Fannie Mae says it has executed two Credit Insurance Risk Transfer (CIRT) transactions. As part of Fannie Mae’s ongoing effort to reduce taxpayer risk by increasing the role of private capital in the mortgage market, CIRT 2023-2 and CIRT 2023-3 transferred a combined $926 million of mortgage credit risk to private insurers and reinsurers.
The covered loan pool for CIRT 2023-2 consists of approximately 44,000 single-family mortgage loans with an outstanding unpaid principal balance of approximately $13.8 billion. The covered pool includes collateral with loan-to-value (LTV) ratios of 60.01% to 80.00% acquired between February 2022 and March 2022. The loans included in this transaction are fixed-rate, generally 30-year term, fully amortizing mortgages and were underwritten using rigorous credit standards and enhanced risk controls.

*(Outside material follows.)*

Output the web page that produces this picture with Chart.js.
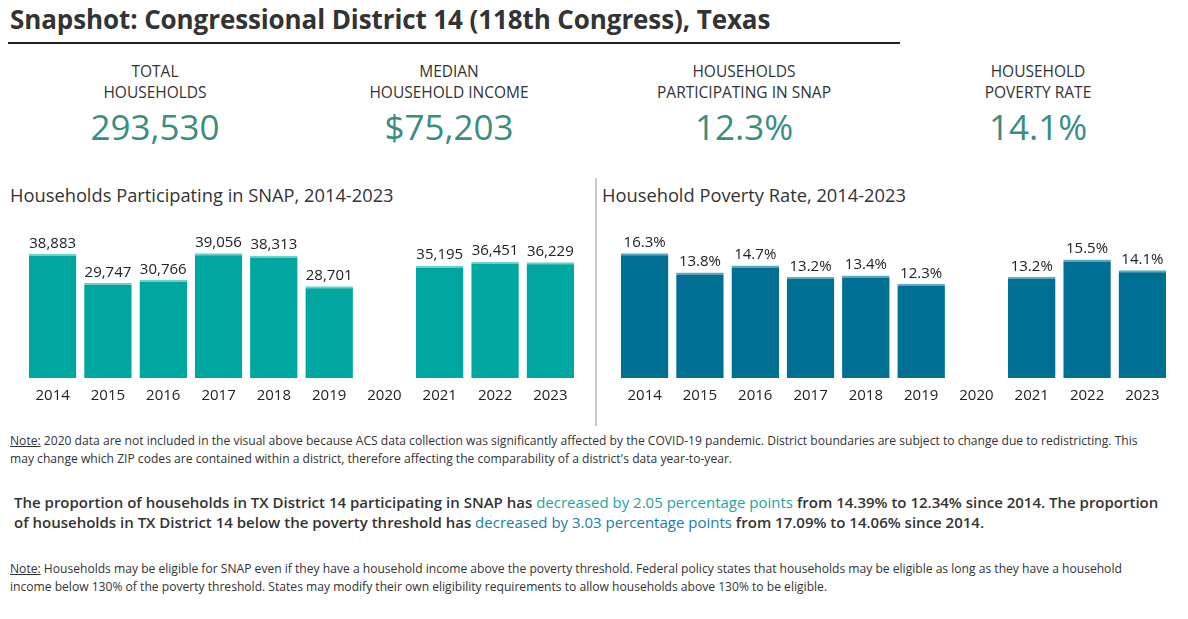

The covered loan pool for CIRT 2023-3 consists of approximately 54,000 single-family mortgage loans with an outstanding unpaid principal balance of approximately $18 billion. The covered pool includes collateral with LTV ratios of 80.01% to 97.00% acquired between January 2022 and March 2022. The loans included in this transaction are fixed-rate, generally 30-year term, fully amortizing mortgages and were underwritten using rigorous credit standards and enhanced risk controls.
With CIRT 2023-2, which became effective February 1, 2023, Fannie Mae will retain risk for the first 95 basis points of loss on the $13.8 billion covered loan pool. If the $131 million retention layer is exhausted, 19 reinsurers will cover the next 365 basis points of loss on the pool, up to a maximum coverage of $503.5 million.
With CIRT 2023-3, which also became effective February 1, 2023, Fannie Mae will retain risk for the first 100 basis points of loss on the $18 billion covered loan pool. If the $179.8 million retention layer is exhausted, 18 reinsurers will cover the next 235 basis points of loss on the pool, up to a maximum coverage of $422.5 million.
Coverage for these deals is provided based upon actual losses for a term of 12.5 years. Depending on the paydown of the insured pools and the principal amount of insured loans that become seriously delinquent, the aggregate coverage amounts may be reduced at the one-year anniversary and each month thereafter. The coverage on these deals may be canceled by Fannie Mae at any time on or after the five-year anniversary of the effective date by paying a cancellation fee.
Since inception to date, Fannie Mae has acquired approximately $23.5 billion of insurance coverage on $793 billion of single-family loans through the CIRT program, measured at the time of issuance for both post-acquisition (bulk) and front-end transactions.
“We appreciate our continued partnership with the 20 insurers and reinsurers that have committed to write coverage for these deals,” says Rob Schaefer, Fannie Mae vice president, capital markets.